* **Problem to solve**
Retype word for word the first line of the listing and each line after it up to the line with "const caption = 'Figure", with the pictures taken out.

[START Records supplied]

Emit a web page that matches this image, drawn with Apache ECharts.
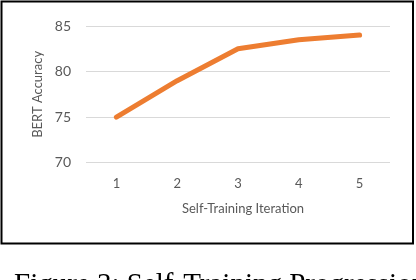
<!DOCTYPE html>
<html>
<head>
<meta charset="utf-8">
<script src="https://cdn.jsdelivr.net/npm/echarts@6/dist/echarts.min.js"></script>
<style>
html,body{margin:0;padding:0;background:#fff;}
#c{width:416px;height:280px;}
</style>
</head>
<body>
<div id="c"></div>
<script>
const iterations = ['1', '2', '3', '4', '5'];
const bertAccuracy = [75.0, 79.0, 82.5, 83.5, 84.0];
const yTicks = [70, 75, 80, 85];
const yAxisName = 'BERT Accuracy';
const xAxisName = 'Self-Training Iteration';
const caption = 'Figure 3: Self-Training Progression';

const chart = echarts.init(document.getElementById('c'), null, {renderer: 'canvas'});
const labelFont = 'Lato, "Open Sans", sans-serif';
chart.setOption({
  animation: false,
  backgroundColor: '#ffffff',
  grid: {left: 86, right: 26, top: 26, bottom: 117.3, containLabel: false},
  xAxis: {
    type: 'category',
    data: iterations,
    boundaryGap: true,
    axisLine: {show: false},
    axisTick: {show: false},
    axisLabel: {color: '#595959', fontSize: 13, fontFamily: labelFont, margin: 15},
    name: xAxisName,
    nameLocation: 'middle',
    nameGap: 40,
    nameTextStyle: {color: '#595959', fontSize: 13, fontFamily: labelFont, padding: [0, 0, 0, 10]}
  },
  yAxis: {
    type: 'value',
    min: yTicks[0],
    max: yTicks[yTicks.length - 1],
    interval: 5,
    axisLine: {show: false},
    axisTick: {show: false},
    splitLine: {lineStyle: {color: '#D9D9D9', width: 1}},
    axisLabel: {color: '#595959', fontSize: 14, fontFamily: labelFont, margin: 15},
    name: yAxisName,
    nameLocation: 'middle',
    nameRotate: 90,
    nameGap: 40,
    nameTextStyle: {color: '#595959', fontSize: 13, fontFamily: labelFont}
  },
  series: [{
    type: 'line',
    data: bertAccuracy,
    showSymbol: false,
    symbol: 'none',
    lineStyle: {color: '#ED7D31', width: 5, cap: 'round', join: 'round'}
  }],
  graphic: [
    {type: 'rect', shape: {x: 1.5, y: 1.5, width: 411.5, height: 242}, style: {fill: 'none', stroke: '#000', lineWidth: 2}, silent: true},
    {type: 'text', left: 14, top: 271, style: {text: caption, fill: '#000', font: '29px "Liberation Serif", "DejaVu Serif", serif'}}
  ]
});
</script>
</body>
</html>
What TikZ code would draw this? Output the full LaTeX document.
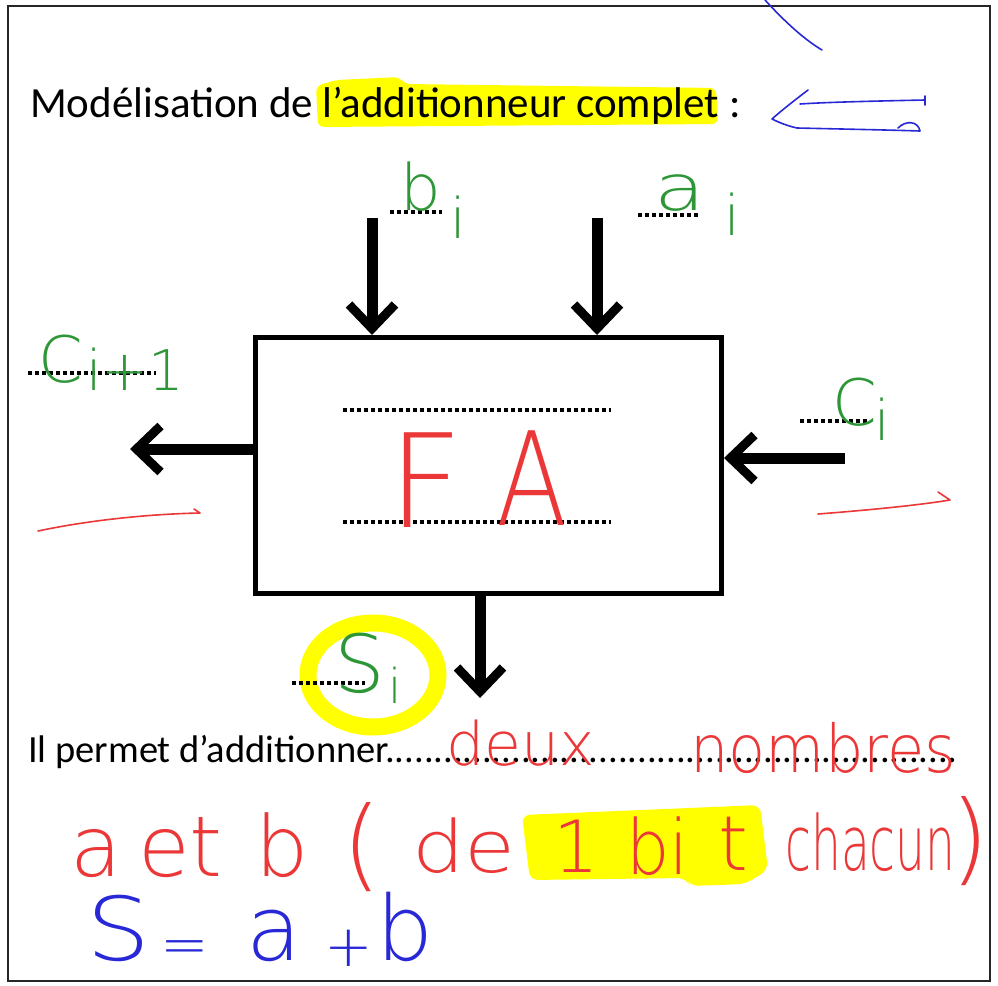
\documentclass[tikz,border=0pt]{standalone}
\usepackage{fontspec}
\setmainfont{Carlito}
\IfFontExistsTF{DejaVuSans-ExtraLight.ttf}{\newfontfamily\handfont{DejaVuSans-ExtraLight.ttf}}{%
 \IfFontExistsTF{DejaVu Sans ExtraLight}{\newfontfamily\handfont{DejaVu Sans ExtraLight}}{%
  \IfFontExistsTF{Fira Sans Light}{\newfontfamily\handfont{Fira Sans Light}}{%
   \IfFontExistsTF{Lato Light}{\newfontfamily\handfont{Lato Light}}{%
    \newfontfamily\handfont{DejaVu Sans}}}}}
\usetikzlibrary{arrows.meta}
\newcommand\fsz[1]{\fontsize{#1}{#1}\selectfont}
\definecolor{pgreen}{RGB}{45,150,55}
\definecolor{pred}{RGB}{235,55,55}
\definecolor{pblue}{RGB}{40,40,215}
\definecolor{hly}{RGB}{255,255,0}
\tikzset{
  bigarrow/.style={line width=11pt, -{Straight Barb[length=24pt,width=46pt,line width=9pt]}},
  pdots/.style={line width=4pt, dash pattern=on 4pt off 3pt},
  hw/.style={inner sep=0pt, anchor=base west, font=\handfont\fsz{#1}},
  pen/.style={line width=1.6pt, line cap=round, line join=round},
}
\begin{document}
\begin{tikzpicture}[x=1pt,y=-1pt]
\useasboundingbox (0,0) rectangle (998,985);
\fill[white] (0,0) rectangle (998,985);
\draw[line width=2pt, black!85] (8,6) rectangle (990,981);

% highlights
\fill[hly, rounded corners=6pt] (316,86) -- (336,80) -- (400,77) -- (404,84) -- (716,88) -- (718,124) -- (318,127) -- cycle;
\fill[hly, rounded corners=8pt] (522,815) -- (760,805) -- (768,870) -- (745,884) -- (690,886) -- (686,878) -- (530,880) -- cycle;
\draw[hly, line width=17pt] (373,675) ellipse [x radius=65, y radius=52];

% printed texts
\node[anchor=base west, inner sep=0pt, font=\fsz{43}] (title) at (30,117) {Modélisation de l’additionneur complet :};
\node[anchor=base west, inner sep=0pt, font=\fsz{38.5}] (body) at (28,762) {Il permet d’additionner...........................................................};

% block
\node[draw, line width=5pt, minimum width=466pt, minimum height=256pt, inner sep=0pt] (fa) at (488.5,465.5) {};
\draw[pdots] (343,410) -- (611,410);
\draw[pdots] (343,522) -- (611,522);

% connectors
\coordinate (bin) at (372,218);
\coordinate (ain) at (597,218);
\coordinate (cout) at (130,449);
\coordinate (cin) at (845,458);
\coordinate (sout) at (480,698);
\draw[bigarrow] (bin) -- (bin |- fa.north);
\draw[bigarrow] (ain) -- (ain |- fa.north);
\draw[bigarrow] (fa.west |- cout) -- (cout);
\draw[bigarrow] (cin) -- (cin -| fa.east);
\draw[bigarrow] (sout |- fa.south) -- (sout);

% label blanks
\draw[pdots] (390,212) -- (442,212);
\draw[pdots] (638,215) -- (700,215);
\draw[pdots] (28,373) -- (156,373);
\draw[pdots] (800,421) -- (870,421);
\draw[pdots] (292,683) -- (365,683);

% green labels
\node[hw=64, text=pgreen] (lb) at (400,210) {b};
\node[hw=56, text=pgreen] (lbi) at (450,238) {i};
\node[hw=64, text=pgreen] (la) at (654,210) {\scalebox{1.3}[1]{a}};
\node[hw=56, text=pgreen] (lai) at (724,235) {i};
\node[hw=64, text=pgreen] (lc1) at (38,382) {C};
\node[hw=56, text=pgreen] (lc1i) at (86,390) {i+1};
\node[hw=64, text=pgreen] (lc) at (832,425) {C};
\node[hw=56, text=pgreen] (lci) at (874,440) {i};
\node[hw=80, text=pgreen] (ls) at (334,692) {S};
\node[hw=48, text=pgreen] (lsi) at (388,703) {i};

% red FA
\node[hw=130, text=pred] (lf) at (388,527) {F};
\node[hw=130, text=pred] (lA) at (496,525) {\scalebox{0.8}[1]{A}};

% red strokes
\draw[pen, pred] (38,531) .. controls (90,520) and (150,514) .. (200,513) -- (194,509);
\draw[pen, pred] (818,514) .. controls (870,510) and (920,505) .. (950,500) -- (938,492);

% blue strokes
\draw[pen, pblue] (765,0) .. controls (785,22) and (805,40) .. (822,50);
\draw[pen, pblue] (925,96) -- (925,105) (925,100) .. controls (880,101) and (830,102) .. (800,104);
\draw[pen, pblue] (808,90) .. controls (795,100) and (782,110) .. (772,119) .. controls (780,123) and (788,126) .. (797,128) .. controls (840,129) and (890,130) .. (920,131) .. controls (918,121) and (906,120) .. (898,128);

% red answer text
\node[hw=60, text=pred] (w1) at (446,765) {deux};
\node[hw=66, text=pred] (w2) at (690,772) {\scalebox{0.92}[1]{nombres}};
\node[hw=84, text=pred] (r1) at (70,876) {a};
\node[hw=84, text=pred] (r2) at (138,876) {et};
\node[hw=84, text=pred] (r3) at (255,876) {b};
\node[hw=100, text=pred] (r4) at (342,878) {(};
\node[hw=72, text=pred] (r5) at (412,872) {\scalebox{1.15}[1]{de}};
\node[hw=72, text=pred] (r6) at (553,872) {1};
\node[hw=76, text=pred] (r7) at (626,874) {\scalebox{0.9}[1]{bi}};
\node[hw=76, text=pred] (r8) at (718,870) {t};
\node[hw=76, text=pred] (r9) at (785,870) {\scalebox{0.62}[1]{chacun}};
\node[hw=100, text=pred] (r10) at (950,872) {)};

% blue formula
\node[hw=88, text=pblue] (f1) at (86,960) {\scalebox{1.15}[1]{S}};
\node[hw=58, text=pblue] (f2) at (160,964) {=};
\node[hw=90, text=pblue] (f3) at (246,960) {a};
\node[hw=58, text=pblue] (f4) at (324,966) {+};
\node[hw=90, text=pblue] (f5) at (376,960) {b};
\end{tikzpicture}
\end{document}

[END Records supplied]

* **Full answer**
Emit a web page that matches this image, drawn with Apache ECharts.
<!DOCTYPE html>
<html>
<head>
<meta charset="utf-8">
<script src="https://cdn.jsdelivr.net/npm/echarts@6/dist/echarts.min.js"></script>
<style>
html,body{margin:0;padding:0;background:#fff;}
#c{width:416px;height:280px;}
</style>
</head>
<body>
<div id="c"></div>
<script>
const iterations = ['1', '2', '3', '4', '5'];
const bertAccuracy = [75.0, 79.0, 82.5, 83.5, 84.0];
const yTicks = [70, 75, 80, 85];
const yAxisName = 'BERT Accuracy';
const xAxisName = 'Self-Training Iteration';
const caption = 'Figure 3: Self-Training Progression';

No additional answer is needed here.